▶ **Directions**
Output the material exactly, but drop every image it holds.

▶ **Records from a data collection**

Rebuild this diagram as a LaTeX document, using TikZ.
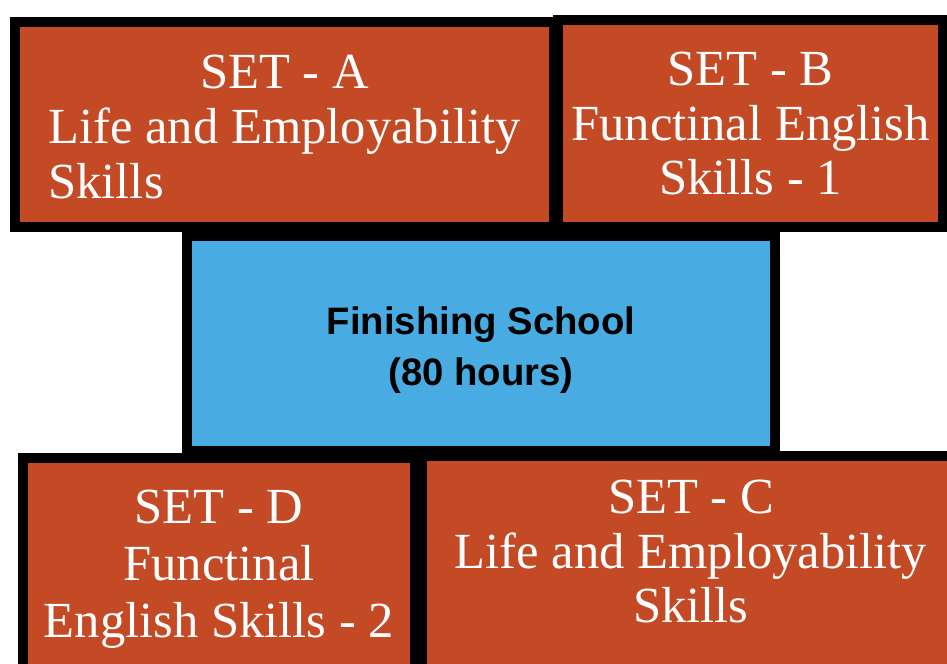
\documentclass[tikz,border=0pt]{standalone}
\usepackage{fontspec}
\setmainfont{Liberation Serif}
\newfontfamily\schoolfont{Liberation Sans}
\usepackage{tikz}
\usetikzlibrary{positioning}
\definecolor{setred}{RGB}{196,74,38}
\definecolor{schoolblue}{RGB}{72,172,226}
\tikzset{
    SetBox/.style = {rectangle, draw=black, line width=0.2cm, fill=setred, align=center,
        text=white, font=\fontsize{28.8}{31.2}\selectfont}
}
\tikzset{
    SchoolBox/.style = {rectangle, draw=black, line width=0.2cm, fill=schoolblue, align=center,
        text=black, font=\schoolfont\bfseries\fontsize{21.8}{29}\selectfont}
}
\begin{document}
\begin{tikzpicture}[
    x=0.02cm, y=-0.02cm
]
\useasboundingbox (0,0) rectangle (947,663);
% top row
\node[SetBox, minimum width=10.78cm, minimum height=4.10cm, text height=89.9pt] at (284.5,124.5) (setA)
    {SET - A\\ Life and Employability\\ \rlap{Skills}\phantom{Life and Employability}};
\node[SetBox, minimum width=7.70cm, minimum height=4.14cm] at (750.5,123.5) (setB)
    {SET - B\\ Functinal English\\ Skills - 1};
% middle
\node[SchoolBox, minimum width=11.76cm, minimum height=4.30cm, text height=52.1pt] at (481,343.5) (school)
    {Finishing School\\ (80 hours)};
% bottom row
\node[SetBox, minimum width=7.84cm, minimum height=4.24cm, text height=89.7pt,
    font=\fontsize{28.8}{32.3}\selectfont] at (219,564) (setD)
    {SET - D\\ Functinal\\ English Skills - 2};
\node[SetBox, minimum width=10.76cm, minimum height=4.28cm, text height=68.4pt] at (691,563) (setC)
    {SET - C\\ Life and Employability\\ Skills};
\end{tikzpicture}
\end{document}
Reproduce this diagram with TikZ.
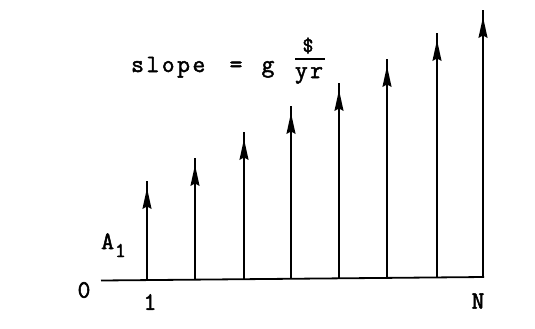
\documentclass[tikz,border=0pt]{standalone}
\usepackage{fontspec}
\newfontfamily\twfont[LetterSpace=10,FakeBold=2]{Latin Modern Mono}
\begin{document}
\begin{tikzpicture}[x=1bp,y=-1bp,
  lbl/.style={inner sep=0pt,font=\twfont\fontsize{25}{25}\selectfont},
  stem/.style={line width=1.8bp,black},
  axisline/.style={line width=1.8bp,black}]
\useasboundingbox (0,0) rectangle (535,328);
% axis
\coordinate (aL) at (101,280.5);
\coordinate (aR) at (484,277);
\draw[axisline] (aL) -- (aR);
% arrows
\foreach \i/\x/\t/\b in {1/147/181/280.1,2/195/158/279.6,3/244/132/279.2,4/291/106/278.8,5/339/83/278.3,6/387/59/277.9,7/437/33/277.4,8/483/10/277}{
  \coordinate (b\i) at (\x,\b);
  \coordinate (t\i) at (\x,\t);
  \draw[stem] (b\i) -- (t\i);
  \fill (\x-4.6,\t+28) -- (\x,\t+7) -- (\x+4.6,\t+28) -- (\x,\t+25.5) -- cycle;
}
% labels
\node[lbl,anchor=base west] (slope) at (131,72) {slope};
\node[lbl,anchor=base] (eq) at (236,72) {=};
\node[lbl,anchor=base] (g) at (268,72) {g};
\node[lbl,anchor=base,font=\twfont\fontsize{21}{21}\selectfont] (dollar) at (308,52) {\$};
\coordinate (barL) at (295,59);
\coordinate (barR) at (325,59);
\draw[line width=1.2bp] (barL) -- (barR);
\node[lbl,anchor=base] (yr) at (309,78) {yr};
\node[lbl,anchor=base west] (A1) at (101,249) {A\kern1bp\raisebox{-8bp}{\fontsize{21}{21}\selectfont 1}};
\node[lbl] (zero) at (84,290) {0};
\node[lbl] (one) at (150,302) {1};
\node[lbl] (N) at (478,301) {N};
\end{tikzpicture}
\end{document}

▶ **Correct result**
Rebuild this diagram as a LaTeX document, using TikZ.
\documentclass[tikz,border=0pt]{standalone}
\usepackage{fontspec}
\setmainfont{Liberation Serif}
\newfontfamily\schoolfont{Liberation Sans}
\usepackage{tikz}
\usetikzlibrary{positioning}
\definecolor{setred}{RGB}{196,74,38}
\definecolor{schoolblue}{RGB}{72,172,226}
\tikzset{
    SetBox/.style = {rectangle, draw=black, line width=0.2cm, fill=setred, align=center,
        text=white, font=\fontsize{28.8}{31.2}\selectfont}
}
\tikzset{
    SchoolBox/.style = {rectangle, draw=black, line width=0.2cm, fill=schoolblue, align=center,
        text=black, font=\schoolfont\bfseries\fontsize{21.8}{29}\selectfont}
}
\begin{document}
\begin{tikzpicture}[
    x=0.02cm, y=-0.02cm
]
\useasboundingbox (0,0) rectangle (947,663);
% top row
\node[SetBox, minimum width=10.78cm, minimum height=4.10cm, text height=89.9pt] at (284.5,124.5) (setA)
    {SET - A\\ Life and Employability\\ \rlap{Skills}\phantom{Life and Employability}};
\node[SetBox, minimum width=7.70cm, minimum height=4.14cm] at (750.5,123.5) (setB)
    {SET - B\\ Functinal English\\ Skills - 1};
% middle
\node[SchoolBox, minimum width=11.76cm, minimum height=4.30cm, text height=52.1pt] at (481,343.5) (school)
    {Finishing School\\ (80 hours)};
% bottom row
\node[SetBox, minimum width=7.84cm, minimum height=4.24cm, text height=89.7pt,
    font=\fontsize{28.8}{32.3}\selectfont] at (219,564) (setD)
    {SET - D\\ Functinal\\ English Skills - 2};
\node[SetBox, minimum width=10.76cm, minimum height=4.28cm, text height=68.4pt] at (691,563) (setC)
    {SET - C\\ Life and Employability\\ Skills};
\end{tikzpicture}
\end{document}
Reproduce this diagram with TikZ.
\documentclass[tikz,border=0pt]{standalone}
\usepackage{fontspec}
\newfontfamily\twfont[LetterSpace=10,FakeBold=2]{Latin Modern Mono}
\begin{document}
\begin{tikzpicture}[x=1bp,y=-1bp,
  lbl/.style={inner sep=0pt,font=\twfont\fontsize{25}{25}\selectfont},
  stem/.style={line width=1.8bp,black},
  axisline/.style={line width=1.8bp,black}]
\useasboundingbox (0,0) rectangle (535,328);
% axis
\coordinate (aL) at (101,280.5);
\coordinate (aR) at (484,277);
\draw[axisline] (aL) -- (aR);
% arrows
\foreach \i/\x/\t/\b in {1/147/181/280.1,2/195/158/279.6,3/244/132/279.2,4/291/106/278.8,5/339/83/278.3,6/387/59/277.9,7/437/33/277.4,8/483/10/277}{
  \coordinate (b\i) at (\x,\b);
  \coordinate (t\i) at (\x,\t);
  \draw[stem] (b\i) -- (t\i);
  \fill (\x-4.6,\t+28) -- (\x,\t+7) -- (\x+4.6,\t+28) -- (\x,\t+25.5) -- cycle;
}
% labels
\node[lbl,anchor=base west] (slope) at (131,72) {slope};
\node[lbl,anchor=base] (eq) at (236,72) {=};
\node[lbl,anchor=base] (g) at (268,72) {g};
\node[lbl,anchor=base,font=\twfont\fontsize{21}{21}\selectfont] (dollar) at (308,52) {\$};
\coordinate (barL) at (295,59);
\coordinate (barR) at (325,59);
\draw[line width=1.2bp] (barL) -- (barR);
\node[lbl,anchor=base] (yr) at (309,78) {yr};
\node[lbl,anchor=base west] (A1) at (101,249) {A\kern1bp\raisebox{-8bp}{\fontsize{21}{21}\selectfont 1}};
\node[lbl] (zero) at (84,290) {0};
\node[lbl] (one) at (150,302) {1};
\node[lbl] (N) at (478,301) {N};
\end{tikzpicture}
\end{document}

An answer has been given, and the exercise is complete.